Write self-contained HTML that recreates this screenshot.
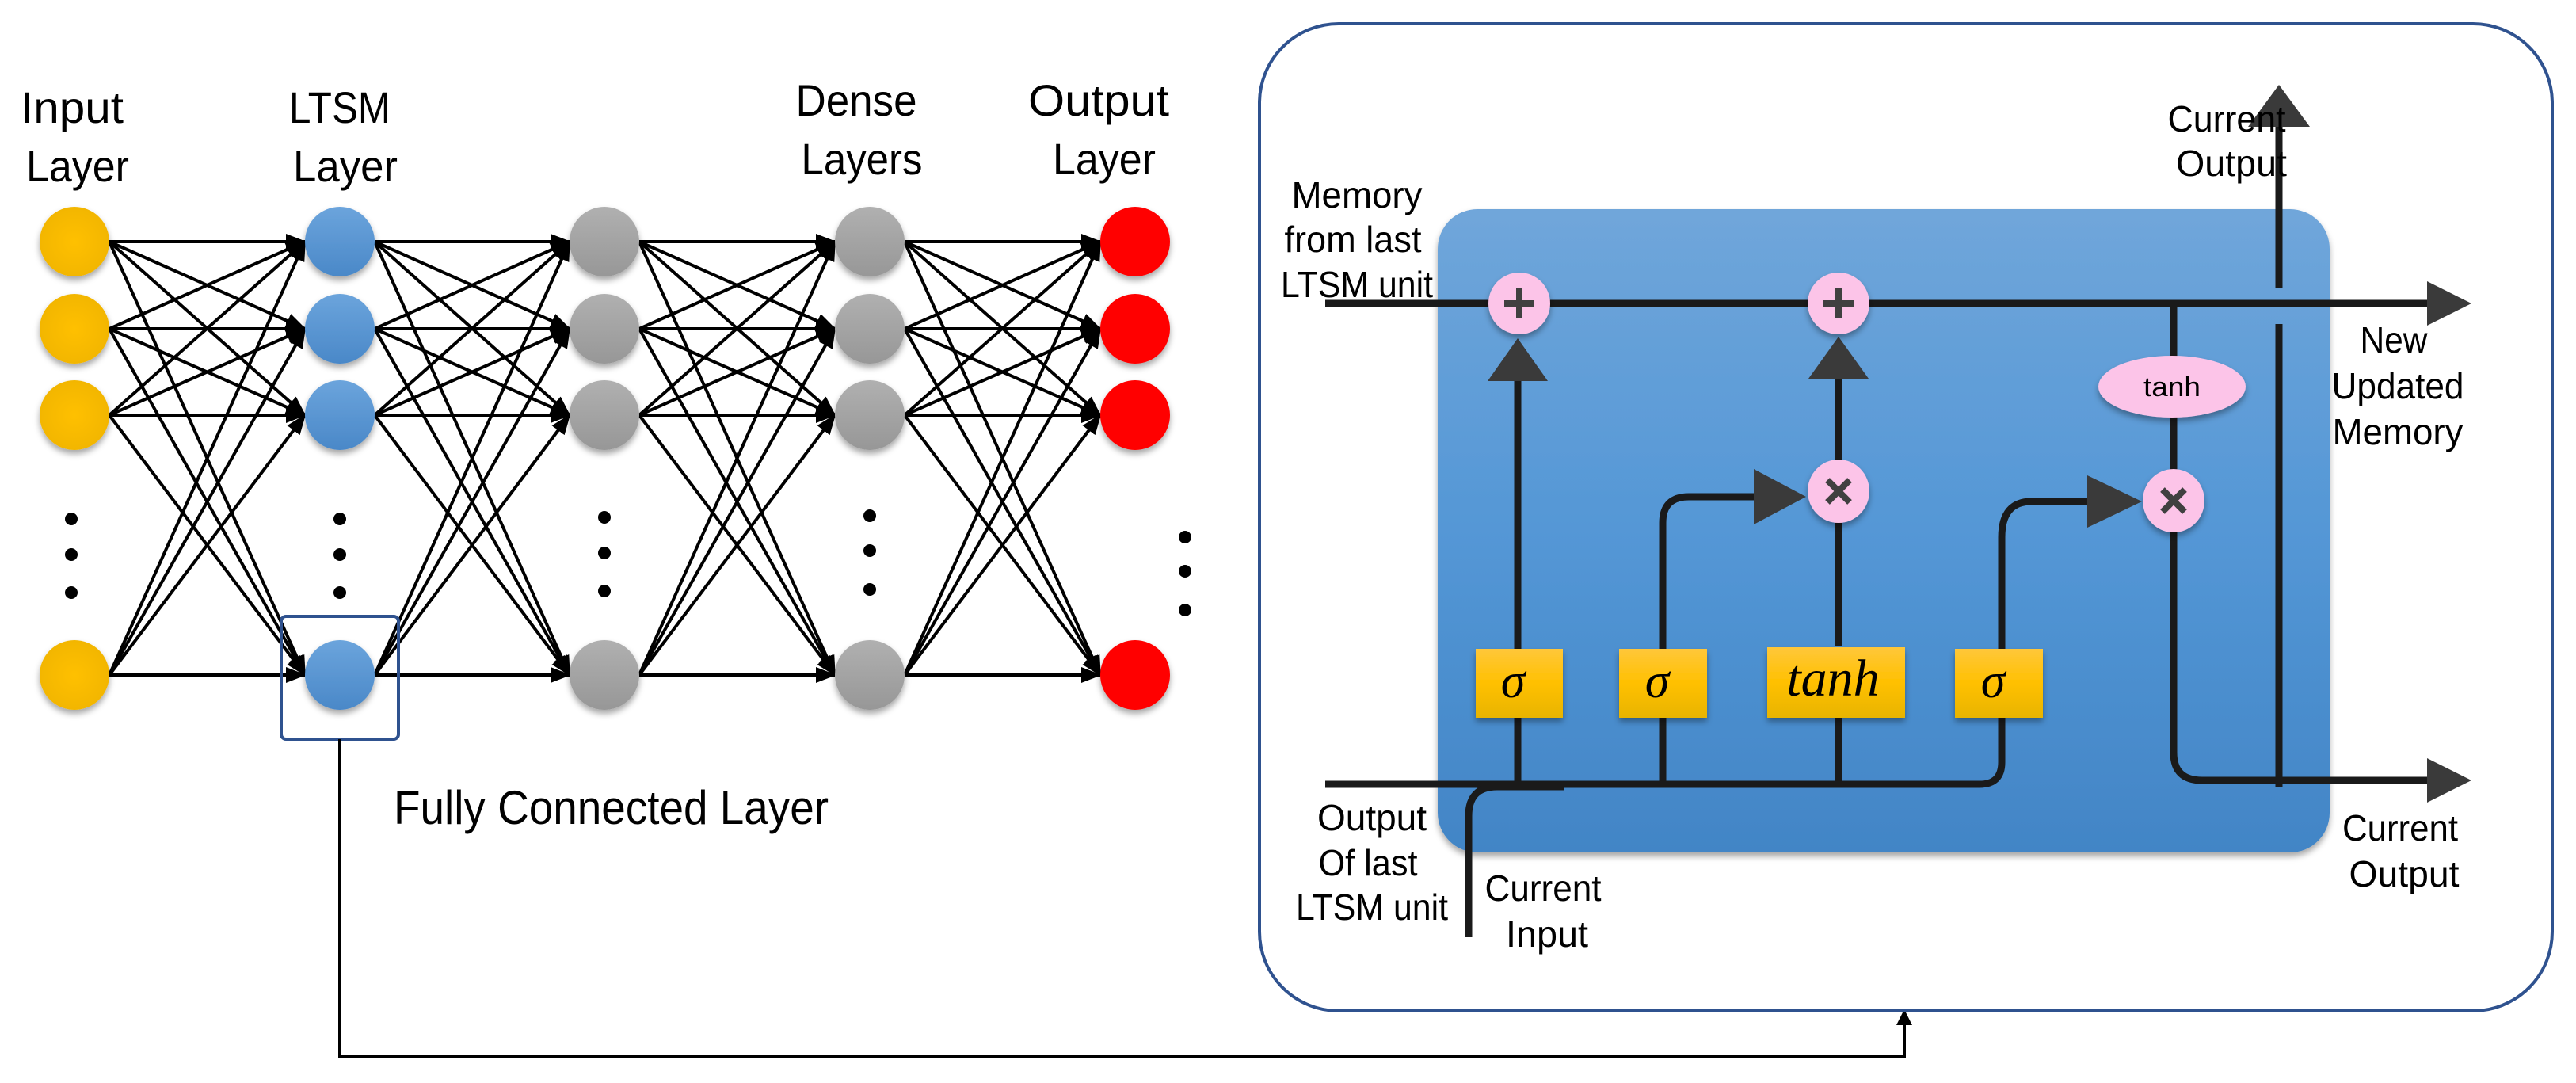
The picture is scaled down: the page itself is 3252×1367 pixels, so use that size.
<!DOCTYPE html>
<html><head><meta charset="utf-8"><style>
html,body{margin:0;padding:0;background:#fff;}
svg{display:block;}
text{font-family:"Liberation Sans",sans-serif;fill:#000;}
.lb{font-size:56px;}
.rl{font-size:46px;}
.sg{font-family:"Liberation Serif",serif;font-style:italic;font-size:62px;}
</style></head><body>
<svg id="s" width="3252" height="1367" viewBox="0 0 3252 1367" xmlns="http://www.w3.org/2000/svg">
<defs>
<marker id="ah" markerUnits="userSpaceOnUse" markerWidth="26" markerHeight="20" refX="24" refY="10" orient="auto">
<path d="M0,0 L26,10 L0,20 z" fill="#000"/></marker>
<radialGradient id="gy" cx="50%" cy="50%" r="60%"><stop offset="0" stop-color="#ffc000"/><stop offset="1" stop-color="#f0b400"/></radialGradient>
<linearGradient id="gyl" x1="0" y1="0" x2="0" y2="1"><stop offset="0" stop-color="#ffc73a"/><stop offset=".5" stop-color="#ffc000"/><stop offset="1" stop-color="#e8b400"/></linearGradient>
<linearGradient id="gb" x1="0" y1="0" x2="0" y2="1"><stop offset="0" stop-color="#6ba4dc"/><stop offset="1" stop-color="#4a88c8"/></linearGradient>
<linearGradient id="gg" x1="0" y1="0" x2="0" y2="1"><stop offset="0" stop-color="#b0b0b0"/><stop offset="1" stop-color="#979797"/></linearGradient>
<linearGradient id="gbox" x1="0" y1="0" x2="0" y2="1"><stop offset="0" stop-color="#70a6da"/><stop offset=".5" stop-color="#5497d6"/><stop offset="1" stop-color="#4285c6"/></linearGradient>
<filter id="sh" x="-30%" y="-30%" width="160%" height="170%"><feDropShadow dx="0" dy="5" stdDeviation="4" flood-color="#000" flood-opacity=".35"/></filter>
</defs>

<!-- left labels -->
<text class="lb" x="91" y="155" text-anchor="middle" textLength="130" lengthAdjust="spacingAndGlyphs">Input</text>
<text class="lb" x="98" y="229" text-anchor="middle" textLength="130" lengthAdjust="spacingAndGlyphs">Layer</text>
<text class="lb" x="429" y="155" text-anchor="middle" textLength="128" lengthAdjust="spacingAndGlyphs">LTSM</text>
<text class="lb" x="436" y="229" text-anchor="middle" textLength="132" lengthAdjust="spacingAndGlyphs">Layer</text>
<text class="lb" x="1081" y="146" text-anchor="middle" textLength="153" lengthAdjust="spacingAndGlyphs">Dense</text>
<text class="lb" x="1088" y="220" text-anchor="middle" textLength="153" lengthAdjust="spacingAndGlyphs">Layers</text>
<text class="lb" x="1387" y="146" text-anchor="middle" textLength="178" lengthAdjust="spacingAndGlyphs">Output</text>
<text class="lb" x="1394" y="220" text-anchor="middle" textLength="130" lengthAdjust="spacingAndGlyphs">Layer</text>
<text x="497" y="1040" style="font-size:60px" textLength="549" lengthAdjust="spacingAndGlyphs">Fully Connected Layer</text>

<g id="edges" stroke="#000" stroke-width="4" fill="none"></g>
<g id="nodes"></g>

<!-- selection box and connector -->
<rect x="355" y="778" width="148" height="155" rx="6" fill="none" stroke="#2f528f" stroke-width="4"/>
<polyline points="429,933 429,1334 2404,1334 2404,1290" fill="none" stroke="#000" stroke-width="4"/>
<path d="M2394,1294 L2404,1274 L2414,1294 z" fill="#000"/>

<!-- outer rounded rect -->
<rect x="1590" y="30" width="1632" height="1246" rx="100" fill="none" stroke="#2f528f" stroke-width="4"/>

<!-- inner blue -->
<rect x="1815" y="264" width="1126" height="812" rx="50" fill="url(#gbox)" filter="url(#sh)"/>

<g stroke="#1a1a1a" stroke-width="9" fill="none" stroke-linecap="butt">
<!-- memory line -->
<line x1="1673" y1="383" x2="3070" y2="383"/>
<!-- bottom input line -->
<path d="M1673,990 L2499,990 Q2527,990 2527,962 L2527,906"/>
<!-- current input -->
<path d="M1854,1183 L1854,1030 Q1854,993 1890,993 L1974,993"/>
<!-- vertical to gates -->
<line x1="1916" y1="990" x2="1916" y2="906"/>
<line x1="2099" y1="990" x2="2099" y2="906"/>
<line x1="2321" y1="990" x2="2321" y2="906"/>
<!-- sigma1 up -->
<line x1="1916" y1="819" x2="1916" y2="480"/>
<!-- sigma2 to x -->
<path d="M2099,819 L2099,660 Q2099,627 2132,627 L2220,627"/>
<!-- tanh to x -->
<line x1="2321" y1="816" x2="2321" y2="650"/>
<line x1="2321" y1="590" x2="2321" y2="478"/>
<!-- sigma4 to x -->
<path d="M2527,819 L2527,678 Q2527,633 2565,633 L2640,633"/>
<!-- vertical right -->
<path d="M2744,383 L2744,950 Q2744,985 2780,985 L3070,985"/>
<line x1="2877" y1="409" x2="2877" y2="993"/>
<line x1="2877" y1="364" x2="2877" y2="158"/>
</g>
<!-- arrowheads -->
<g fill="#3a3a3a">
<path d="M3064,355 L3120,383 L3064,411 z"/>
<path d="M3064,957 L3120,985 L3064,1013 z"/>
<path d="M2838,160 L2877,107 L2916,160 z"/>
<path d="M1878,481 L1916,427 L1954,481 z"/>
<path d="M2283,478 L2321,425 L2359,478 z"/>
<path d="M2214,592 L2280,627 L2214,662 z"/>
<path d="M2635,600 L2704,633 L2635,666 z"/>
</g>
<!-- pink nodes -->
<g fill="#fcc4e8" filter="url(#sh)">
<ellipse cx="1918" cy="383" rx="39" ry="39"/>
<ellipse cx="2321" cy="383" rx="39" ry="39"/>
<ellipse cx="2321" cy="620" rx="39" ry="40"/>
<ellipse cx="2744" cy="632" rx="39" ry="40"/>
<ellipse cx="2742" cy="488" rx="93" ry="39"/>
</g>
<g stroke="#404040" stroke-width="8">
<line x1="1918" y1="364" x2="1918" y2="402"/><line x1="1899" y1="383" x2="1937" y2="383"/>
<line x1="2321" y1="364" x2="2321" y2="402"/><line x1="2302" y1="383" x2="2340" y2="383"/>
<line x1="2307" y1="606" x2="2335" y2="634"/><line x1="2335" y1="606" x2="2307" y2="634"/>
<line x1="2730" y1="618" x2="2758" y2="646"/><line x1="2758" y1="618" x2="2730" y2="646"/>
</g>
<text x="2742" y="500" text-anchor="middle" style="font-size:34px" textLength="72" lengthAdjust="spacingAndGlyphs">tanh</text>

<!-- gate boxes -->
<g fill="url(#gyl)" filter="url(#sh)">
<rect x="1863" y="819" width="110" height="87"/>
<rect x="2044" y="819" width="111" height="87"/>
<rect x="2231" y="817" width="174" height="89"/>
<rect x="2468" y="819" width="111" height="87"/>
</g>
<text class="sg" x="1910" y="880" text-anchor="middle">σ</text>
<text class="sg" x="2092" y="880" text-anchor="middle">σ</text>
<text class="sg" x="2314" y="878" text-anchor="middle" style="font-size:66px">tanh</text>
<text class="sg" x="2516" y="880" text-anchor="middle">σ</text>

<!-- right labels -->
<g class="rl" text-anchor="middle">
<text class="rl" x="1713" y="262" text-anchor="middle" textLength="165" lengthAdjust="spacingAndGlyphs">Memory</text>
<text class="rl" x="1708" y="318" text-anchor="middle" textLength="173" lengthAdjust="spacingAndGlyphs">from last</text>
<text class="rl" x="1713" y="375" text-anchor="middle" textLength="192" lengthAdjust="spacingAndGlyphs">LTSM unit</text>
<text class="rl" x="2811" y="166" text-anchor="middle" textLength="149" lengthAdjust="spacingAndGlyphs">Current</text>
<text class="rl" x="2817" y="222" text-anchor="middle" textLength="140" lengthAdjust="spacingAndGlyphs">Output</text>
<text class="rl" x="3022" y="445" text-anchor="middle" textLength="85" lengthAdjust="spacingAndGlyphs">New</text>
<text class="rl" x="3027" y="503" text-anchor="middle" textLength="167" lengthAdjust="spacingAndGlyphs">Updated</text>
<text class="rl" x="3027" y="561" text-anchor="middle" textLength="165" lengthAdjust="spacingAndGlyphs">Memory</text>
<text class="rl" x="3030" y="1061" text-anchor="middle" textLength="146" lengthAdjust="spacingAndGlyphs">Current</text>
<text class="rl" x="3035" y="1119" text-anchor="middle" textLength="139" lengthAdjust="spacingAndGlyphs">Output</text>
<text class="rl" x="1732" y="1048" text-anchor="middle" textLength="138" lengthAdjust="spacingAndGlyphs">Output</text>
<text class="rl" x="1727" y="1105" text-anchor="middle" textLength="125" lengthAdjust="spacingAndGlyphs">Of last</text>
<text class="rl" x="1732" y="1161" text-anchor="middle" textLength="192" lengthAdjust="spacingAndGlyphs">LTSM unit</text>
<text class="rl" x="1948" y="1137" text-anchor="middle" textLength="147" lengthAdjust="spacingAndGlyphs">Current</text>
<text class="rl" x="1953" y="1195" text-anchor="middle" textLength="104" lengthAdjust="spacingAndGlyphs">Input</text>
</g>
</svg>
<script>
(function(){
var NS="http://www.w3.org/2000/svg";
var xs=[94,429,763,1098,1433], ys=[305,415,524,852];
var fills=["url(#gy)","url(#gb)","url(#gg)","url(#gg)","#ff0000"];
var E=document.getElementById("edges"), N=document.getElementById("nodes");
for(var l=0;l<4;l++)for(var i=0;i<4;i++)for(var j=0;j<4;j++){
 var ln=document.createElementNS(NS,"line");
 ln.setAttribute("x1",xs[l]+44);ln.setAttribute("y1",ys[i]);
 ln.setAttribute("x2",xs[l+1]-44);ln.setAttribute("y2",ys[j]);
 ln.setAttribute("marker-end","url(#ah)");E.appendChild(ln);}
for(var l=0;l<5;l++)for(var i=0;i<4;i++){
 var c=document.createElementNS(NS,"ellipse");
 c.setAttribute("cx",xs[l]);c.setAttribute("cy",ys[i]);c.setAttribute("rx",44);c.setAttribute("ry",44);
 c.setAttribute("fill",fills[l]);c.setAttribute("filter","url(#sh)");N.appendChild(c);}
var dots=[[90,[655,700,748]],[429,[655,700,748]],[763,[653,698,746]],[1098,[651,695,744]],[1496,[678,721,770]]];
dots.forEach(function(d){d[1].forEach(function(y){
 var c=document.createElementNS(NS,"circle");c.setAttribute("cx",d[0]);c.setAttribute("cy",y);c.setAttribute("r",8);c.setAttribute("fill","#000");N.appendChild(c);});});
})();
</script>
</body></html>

• [DIRECTIONS]
Gather and copy every line of the data in which the string "that" is found.

• [RESULT]
Write self-contained HTML that recreates this screenshot.
The picture is scaled down: the page itself is 3252×1367 pixels, so use that size.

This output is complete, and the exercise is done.